Como de costumbre, los expertos repartirán causalidad y culpabilidad a demografías particulares. Hay mucha mala fe y pensamiento defectuoso en este reflejo. Si bien las tendencias marcadas en los patrones de votación a través de categorías de género, raza, clase, ingresos o educación ciertamente merecen un estudio cuidadoso—por ejemplo, el éxito de Trump entre los votantes de menores ingresos y el de Harris entre los más pudientes—es desalentador cuán rápidamente se nos pide fijarnos en caricaturas bidimensionales de agencia: hombres latinos, hombres negros, mujeres blancas en edad universitaria, y así sucesivamente. El proceso electoral es inherentemente atomizador. A diferencia de otras formas de práctica política—manifestaciones, legislaciones, disturbios, incluso campañas—no votamos como grupos. Como señaló el filósofo francés Jean-Paul Sartre, el acto de votar en sí mismo no es una instancia de praxis colectiva sino lo que él denominó una especie de «serialidad»: un conjunto de individuos agrupados sin nada verdaderamente en común—de ahí la profunda afinidad del proceso electoral con las estadísticas y el marketing.

Sin duda, se desarrollan formas de acción colectiva y formación de grupos en torno a la votación. MAGA es una forma de fanatismo pasivo y espectador, pero también es un movimiento organizado y complejo que comprende una variedad de instituciones, desde la parroquia y el pódcast hasta la fundación y la sala de juntas. Como sugiere la implosión del apoyo demócrata entre los votantes árabes estadounidenses y palestinos estadounidenses, a la sombra de un genocidio en Gaza sostenido por Estados Unidos, estas no son solo categorías censales sino también identidades políticas, y su deserción electoral es también una especie de praxis.
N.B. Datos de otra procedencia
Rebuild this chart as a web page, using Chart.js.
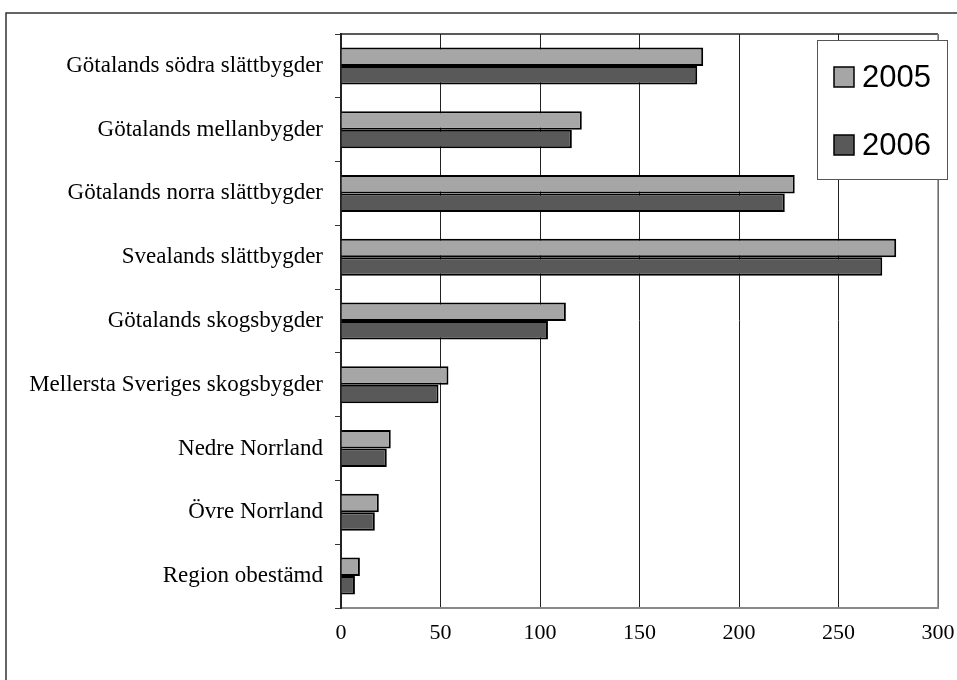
<!DOCTYPE html>
<html>
<head>
<meta charset="utf-8">
<script src="https://cdn.jsdelivr.net/npm/chart.js@4"></script>
<style>
  html, body { margin: 0; padding: 0; background: #fff; }
  #wrap { width: 957px; height: 680px; }
</style>
</head>
<body>
<div id="wrap"><canvas id="chart" width="957" height="680"></canvas></div>
<script>
// data
const regions = ['Götalands södra slättbygder', 'Götalands mellanbygder', 'Götalands norra slättbygder',
  'Svealands slättbygder', 'Götalands skogsbygder', 'Mellersta Sveriges skogsbygder',
  'Nedre Norrland', 'Övre Norrland', 'Region obestämd'];
const years = ['2005', '2006'];
const values2005 = [182, 121, 228, 279, 113, 54, 25, 19, 9.5];
const values2006 = [179, 116, 223, 272, 104, 49, 23, 17, 7];
const xTicks = [0, 50, 100, 150, 200, 250, 300];

const colors = ['#a6a6a6', '#595959'];

// outer frame + plot frame top/right + the legend box
const framePlugin = {
  id: 'frame',
  beforeDraw(chart) {
    const c = chart.ctx;
    c.save();
    c.strokeStyle = '#333';
    c.lineWidth = 1.5;
    c.beginPath();
    c.moveTo(6, 700);
    c.lineTo(6, 13);
    c.lineTo(960, 13);
    c.stroke();
    c.restore();
  },
  afterDraw(chart) {
    const c = chart.ctx;
    const a = chart.chartArea;
    c.save();
    c.lineWidth = 1.5;
    c.strokeStyle = '#222';
    c.beginPath();
    c.moveTo(a.left, a.top);
    c.lineTo(a.right, a.top);
    c.stroke();
    c.strokeStyle = '#888';
    c.beginPath();
    c.moveTo(a.right, a.top);
    c.lineTo(a.right, a.bottom);
    c.stroke();

    // legend
    c.fillStyle = '#fff';
    c.fillRect(817, 40, 130, 139);
    c.strokeStyle = '#555';
    c.lineWidth = 1;
    c.strokeRect(817.5, 40.5, 130, 139);
    const rowY = [77, 145];
    c.font = '31px "Liberation Sans", Arial, sans-serif';
    c.textBaseline = 'middle';
    years.forEach((y, i) => {
      c.fillStyle = colors[i];
      c.fillRect(834, rowY[i] - 10, 20, 20);
      c.strokeStyle = '#000';
      c.lineWidth = 1.5;
      c.strokeRect(834, rowY[i] - 10, 20, 20);
      c.fillStyle = '#000';
      c.fillText(y, 862, rowY[i] + 1);
    });
    c.restore();
  }
};

const ctx = document.getElementById('chart').getContext('2d');
new Chart(ctx, {
  type: 'bar',
  data: {
    labels: regions,
    datasets: [
      { label: years[0], data: values2005, backgroundColor: colors[0], borderColor: '#000', borderWidth: 2, borderSkipped: 'left' },
      { label: years[1], data: values2006, backgroundColor: colors[1], borderColor: '#000', borderWidth: 2, borderSkipped: 'left' }
    ]
  },
  options: {
    indexAxis: 'y',
    responsive: false,
    animation: false,
    layout: { padding: { top: 34, right: 19, left: 0, bottom: 0 } },
    datasets: { bar: { categoryPercentage: 0.58, barPercentage: 1 } },
    plugins: { legend: { display: false }, tooltip: { enabled: false } },
    scales: {
      x: {
        min: 0, max: 300,
        afterBuildTicks(scale) { scale.ticks = xTicks.map(v => ({ value: v })); },
        afterFit(scale) { scale.height = 72; scale.paddingLeft = 0; scale.paddingRight = 0; },
        grid: { color: '#222', lineWidth: 1, drawTicks: false },
        border: { color: '#888', width: 2 },
        ticks: { color: '#000', padding: 12, font: { family: '"Liberation Serif", serif', size: 22 } }
      },
      y: {
        afterFit(scale) { scale.width = 341; },
        grid: { drawOnChartArea: false, color: '#333', tickLength: 6, offset: true },
        border: { color: '#222', width: 2 },
        ticks: { color: '#000', padding: 12, font: { family: '"Liberation Serif", serif', size: 23 } }
      }
    }
  },
  plugins: [framePlugin]
});
</script>
</body>
</html>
Lo mismo puede suponerse para los jóvenes votantes politizados por el movimiento de campamentos pro Palestina en los campus de EE. UU. Desde la marginación del Movimiento No Comprometido en la Convención Nacional Demócrata hasta el deplorable envío de Bill Clinton a Míchigan para vender mentiras sobre «escudos humanos» y divagar sobre las antiguas raíces de Israel en «Judea y Samaria», es justo decir que estas eran identidades y preocupaciones políticas colectivas con las que los demócratas no querían tener nada que ver, incluso cuando estudios indicaban que podría costarles estados clave.